Washington area savers flocked to local thrift institutions yesterday to buy money market certificates before next week's government mandated interest rate reduction. But some local savings and loan officials warned that despite the rush, area mortgage money would soon dry up.

Federal lending regulators announced late Thursday that as of March 15 savings and loan associations that have been paying an effective compounded rate of as high as 10.3 percent can henceforth pay no more than 9.4 percent on the same $10,000 investment, based on current rates.

At American Federal Savings and Loan Association, president William Sinclair reported that business yesterday was up 50 percent over the previous day. "Washington area residents are known as sophisticated savers," he said.

It is this financial savvy that is going to lead to more disintermediation, bankers and thrift officials warned yesterday.

Money market mutual funds paying 10 percent are already absorbing funds. And when Washington investors discover they can get a better yield from Treasury bills because they are free of state taxes, they are bound to withdraw their funds on maturity out of savings and loan associations. In other areas where Treasury bills are more difficult to purchase, the outflow may not be as great, they added.

Disintermediation inevitably means the drying up of mortgage and construction funds. John Herbert, vice president of Annapolis Federal Savings and Loan, complained, "We have no money to lend at it is. After withdrawals we could be out there hanging dry."

Herbert expressed surprise at the administration's latest move to tighten the monetary purse strings, as did Howard Millner, senior vice president of National Permanent Federal Savings and Loan. "It's a good thing I read the paper before customers started calling," he said, referring to the late afternoon announcement.

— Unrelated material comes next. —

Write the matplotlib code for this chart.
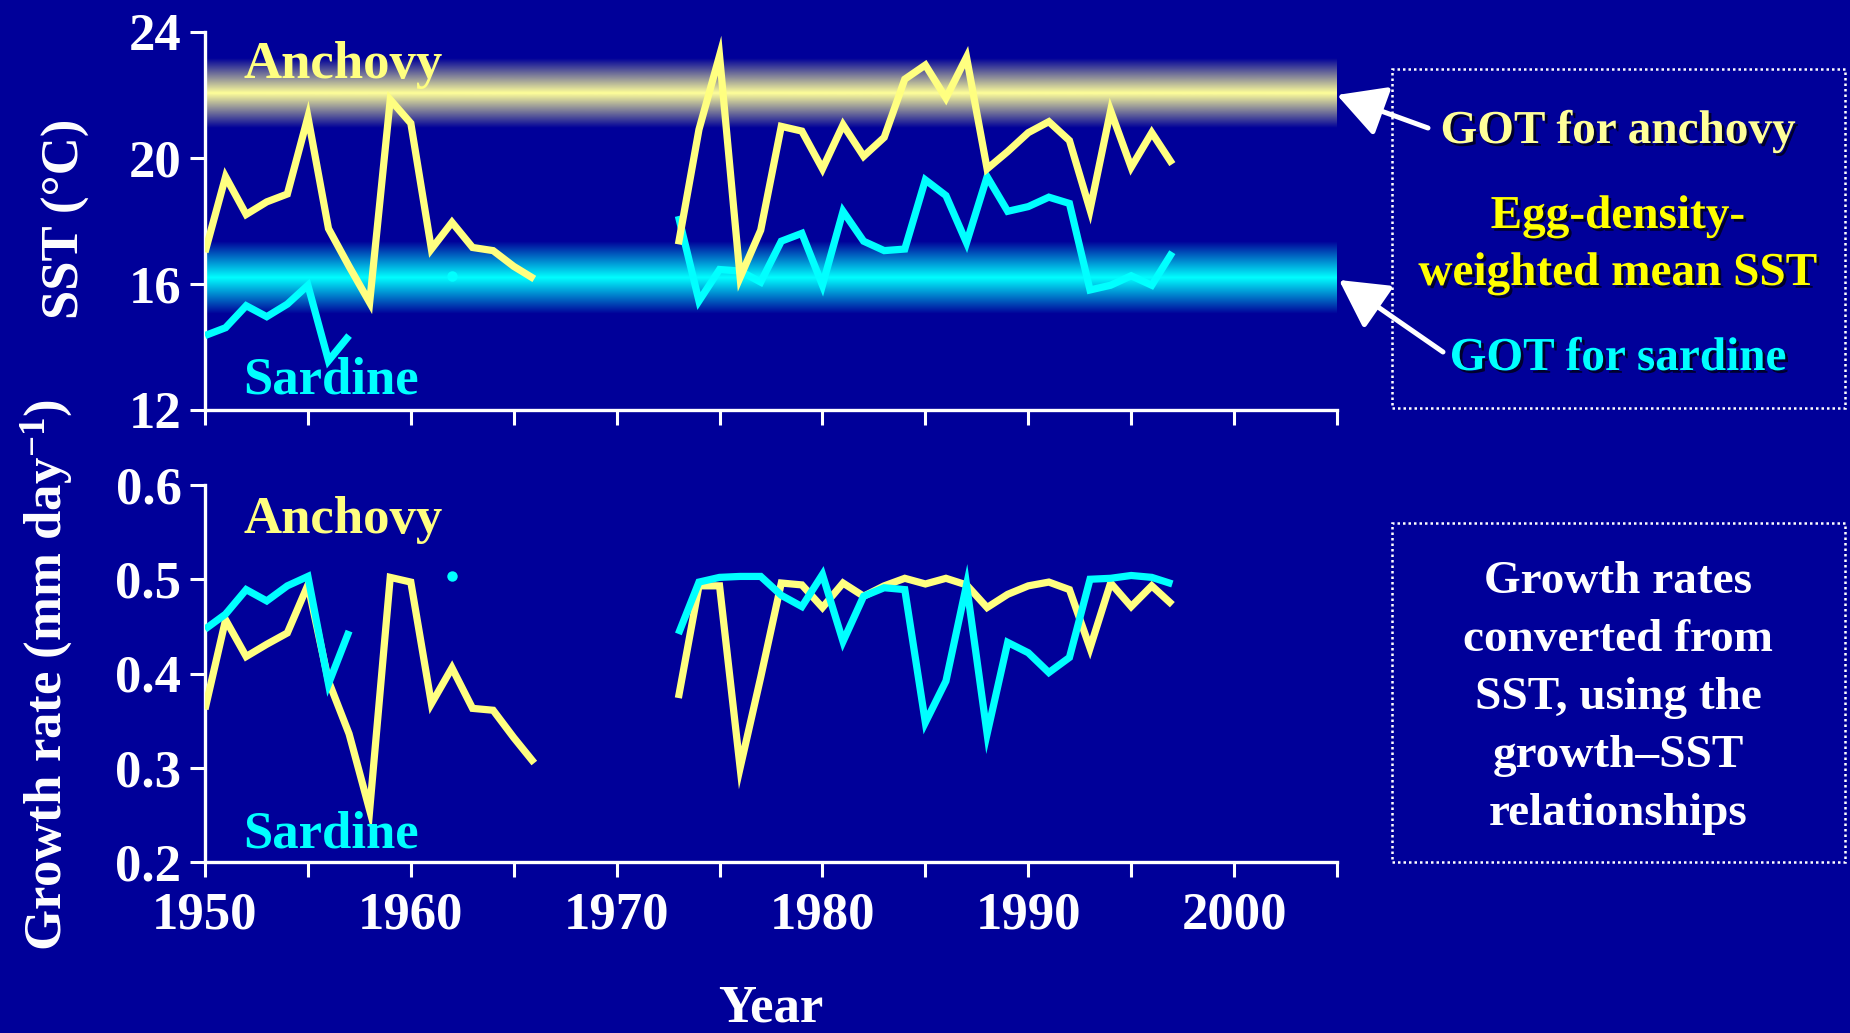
import numpy as np
import matplotlib
matplotlib.use('Agg')
import matplotlib.pyplot as plt
from matplotlib.patches import Rectangle, FancyArrowPatch, ArrowStyle
import matplotlib.patheffects as pe
from matplotlib.ticker import FuncFormatter, MultipleLocator

# ---------------- data ----------------
years = list(range(1950, 1998))
nan = np.nan

anchovy_sst = [17.0, 19.4, 18.2, 18.6, 18.85, 21.3, 17.75, 16.55, 15.4, 21.85,
               21.1, 17.1, 17.95, 17.15, 17.05, 16.55, 16.15,
               nan, nan, nan, nan, nan, nan,
               17.25, 20.9, 23.25, 16.2, 17.7, 21.0, 20.85, 19.65, 21.05, 20.05,
               20.65, 22.5, 22.95, 21.9, 23.2, 19.65, 20.2, 20.8, 21.15, 20.55,
               18.35, 21.5, 19.7, 20.8, 19.8]

sardine_sst = [14.35, 14.6, 15.3, 14.95, 15.35, 15.95, 13.55, 14.35,
               nan, nan, nan, nan,
               16.25,
               nan, nan, nan, nan, nan, nan, nan, nan, nan, nan,
               18.15, 15.45, 16.45, 16.4, 16.05, 17.35, 17.6, 15.95, 18.3, 17.35,
               17.05, 17.1, 19.3, 18.8, 17.3, 19.4, 18.3, 18.45, 18.75, 18.55,
               15.8, 15.95, 16.25, 15.95, 17.0]

anchovy_growth = [0.362, 0.457, 0.418, 0.431, 0.443, 0.494, 0.392, 0.336, 0.255, 0.502,
                  0.497, 0.368, 0.406, 0.363, 0.361, 0.332, 0.305,
                  nan, nan, nan, nan, nan, nan,
                  0.374, 0.493, 0.493, 0.300, 0.396, 0.496, 0.494, 0.470, 0.496, 0.482,
                  0.493, 0.501, 0.495, 0.501, 0.494, 0.470, 0.484, 0.493, 0.497, 0.489,
                  0.427, 0.496, 0.471, 0.493, 0.473]

sardine_growth = [0.447, 0.463, 0.489, 0.477, 0.493, 0.503, 0.389, 0.445,
                  nan, nan, nan, nan,
                  0.503,
                  nan, nan, nan, nan, nan, nan, nan, nan, nan, nan,
                  0.442, 0.497, 0.502, 0.503, 0.503, 0.483, 0.471, 0.505, 0.434, 0.482,
                  0.491, 0.489, 0.348, 0.392, 0.494, 0.336, 0.433, 0.422, 0.401, 0.417,
                  0.500, 0.501, 0.504, 0.502, 0.495]

got_anchovy = 22.05
got_sardine = 16.2
band_half = [1.1, 1.15]

sst_ticks = [12, 16, 20, 24]
growth_ticks = [0.2, 0.3, 0.4, 0.5, 0.6]
year_labels = [1950, 1960, 1970, 1980, 1990, 2000]

# ---------------- style ----------------
BG = '#000099'
AN = '#FFFF80'
SA = '#00FFFF'
W, H = 1850, 1033

plt.rcParams.update({
    'font.family': 'Liberation Serif',
    'font.weight': 'bold',
    'mathtext.fontset': 'custom',
    'mathtext.rm': 'Liberation Serif:bold',
    'mathtext.it': 'Liberation Serif:bold:italic',
    'mathtext.bf': 'Liberation Serif:bold',
})

fig = plt.figure(figsize=(W / 100, H / 100), dpi=100, facecolor=BG)


def rect(l, t, r, b):
    return [l / W, 1 - b / H, (r - l) / W, (b - t) / H]


ax1 = fig.add_axes(rect(205, 32, 1337, 409.5))
ax2 = fig.add_axes(rect(205, 485, 1337, 862))

XMIN, XMAX = 1950, 2005

for ax in (ax1, ax2):
    ax.set_facecolor(BG)
    for s in ('top', 'right'):
        ax.spines[s].set_visible(False)
    for s in ('left', 'bottom'):
        ax.spines[s].set_color('white')
        ax.spines[s].set_linewidth(2.4)
    ax.tick_params(axis='both', colors='white', width=2.2, length=11,
                   direction='out', labelsize=38, pad=6)
    ax.tick_params(axis='x', pad=10)
    ax.xaxis.set_major_locator(MultipleLocator(5))
    ax.xaxis.set_major_formatter(FuncFormatter(
        lambda v, p: f"{int(round(v))}" if int(round(v)) in year_labels else ""))


def band(ax, c, h, color):
    n = 301
    t = np.linspace(-1, 1, n)
    img = np.zeros((n, 1, 4))
    img[..., :3] = matplotlib.colors.to_rgb(color)
    img[:, 0, 3] = 1 - np.abs(t)
    ax.imshow(img, extent=[XMIN, XMAX, c - h, c + h], aspect='auto',
              interpolation='bilinear', origin='lower', zorder=1)


def series(ax, y, color, z):
    y = np.asarray(y, dtype=float)
    ax.plot(years, y, color=color, lw=5.2, solid_joinstyle='miter',
            solid_capstyle='butt', zorder=z)
    # isolated single points
    prev = np.r_[nan, y[:-1]]
    nxt = np.r_[y[1:], nan]
    iso = ~np.isnan(y) & np.isnan(prev) & np.isnan(nxt)
    ax.plot(np.array(years)[iso], y[iso], 'o', color=color, ms=7.5,
            mec='none', zorder=z)


# top panel
band(ax1, got_anchovy, band_half[0], '#FFFF99')
band(ax1, got_sardine, band_half[1], SA)
series(ax1, sardine_sst, SA, 3)
series(ax1, anchovy_sst, AN, 4)
ax1.set_xlim(XMIN, XMAX)
ax1.set_ylim(12, 24)
ax1.set_yticks(sst_ticks)
ax1.tick_params(axis='x', labelbottom=False)
ax1.text(0.034, 0.913, 'Anchovy', transform=ax1.transAxes, color=AN,
         fontsize=38, ha='left', va='center', zorder=6)
ax1.text(0.034, 0.078, 'Sardine', transform=ax1.transAxes, color=SA,
         fontsize=38, ha='left', va='center', zorder=6)

# bottom panel
series(ax2, anchovy_growth, AN, 3)
series(ax2, sardine_growth, SA, 4)
ax2.set_xlim(XMIN, XMAX)
ax2.set_ylim(0.2, 0.6)
ax2.set_yticks(growth_ticks)
ax2.yaxis.set_major_formatter(FuncFormatter(lambda v, p: f"{v:.1f}"))
ax2.text(0.034, 0.908, 'Anchovy', transform=ax2.transAxes, color=AN,
         fontsize=38, ha='left', va='center', zorder=6)
ax2.text(0.034, 0.073, 'Sardine', transform=ax2.transAxes, color=SA,
         fontsize=38, ha='left', va='center', zorder=6)

# axis labels
fig.text(66 / W, 1 - 219 / H, 'SST (°C)', rotation=90, ha='center',
         va='center', fontsize=38, color='white')
fig.text(47 / W, 1 - 675 / H, 'Growth rate (mm day$^{-1}$)', rotation=90,
         ha='center', va='center', fontsize=38, color='white')
fig.text(771 / W, 1 - 1021 / H, 'Year', ha='center', va='baseline',
         fontsize=38, color='white')

# dotted boxes
for (l, t, r, b) in [(1392, 69, 1845, 408), (1392, 523, 1845, 862)]:
    fig.patches.append(Rectangle((l / W, 1 - b / H), (r - l) / W, (b - t) / H,
                                 transform=fig.transFigure, fill=False,
                                 edgecolor='white', lw=1.8,
                                 linestyle=(0, (1, 1.2))))

shadow = [pe.withSimplePatchShadow(offset=(2, -2), shadow_rgbFace='black',
                                   alpha=0.7)]
cx = 1618 / W
fig.text(cx, 1 - 143 / H, 'GOT for anchovy', ha='center', va='baseline',
         fontsize=34, color='#FFFF99', path_effects=shadow)
fig.text(cx, 1 - 228 / H, 'Egg-density-', ha='center', va='baseline',
         fontsize=34, color='#FFFF00', path_effects=shadow)
fig.text(cx, 1 - 285 / H, 'weighted mean SST', ha='center', va='baseline',
         fontsize=34, color='#FFFF00', path_effects=shadow)
fig.text(cx, 1 - 370 / H, 'GOT for sardine', ha='center', va='baseline',
         fontsize=34, color=SA, path_effects=shadow)

box2_lines = ['Growth rates', 'converted from', 'SST, using the',
              'growth\u2013SST', 'relationships']
for i, s in enumerate(box2_lines):
    fig.text(cx, 1 - (593 + 58 * i) / H, s, ha='center', va='baseline',
             fontsize=34, color='white')

# arrows
style = ArrowStyle('-|>', head_length=0.59, head_width=0.32)
for (x0, y0, x1, y1) in [(1428, 128, 1337, 95), (1443, 352, 1339, 280)]:
    fig.patches.append(FancyArrowPatch((x0 / W, 1 - y0 / H), (x1 / W, 1 - y1 / H),
                                       transform=fig.transFigure,
                                       arrowstyle=style, mutation_scale=50,
                                       color='white', lw=3.6,
                                       shrinkA=0, shrinkB=0))

fig.savefig('out.png', dpi=100, facecolor=BG)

There also appeared to be confusion about one provision of the regulation involving the 0.25 percent "differential" that savings and loans may pay over rates paid by commercial banks. The regulatory agencies wiped out the differential for money market certificates paying over 9 percent. If the rate is under 9 percent, the differential may be added provided the total does not exceed 9 percent. If for example, the discount rate for Treasury bills (on which the money market certificate rate is based) were 8.9 percent, only a 0.1 differential would be permitted.

Bankers appeared more sanguine about the regulatioin change, undoubtedly because they are not so heavily involved in mortgage lending and therefore will suffer from disintermediation if it occurs.

Many banks now offer money market certificates at Treasury bill discount rates without compounding, so there will be no change for them. "It won't affect our mortgage lending," said Henry Ravenel. senior vice president of Riggs National Bank.

Joseph Malone, president of Dominion National Bank, praised the administration's move and said it would result in lower costs for S&Ls and lower mortgage rates.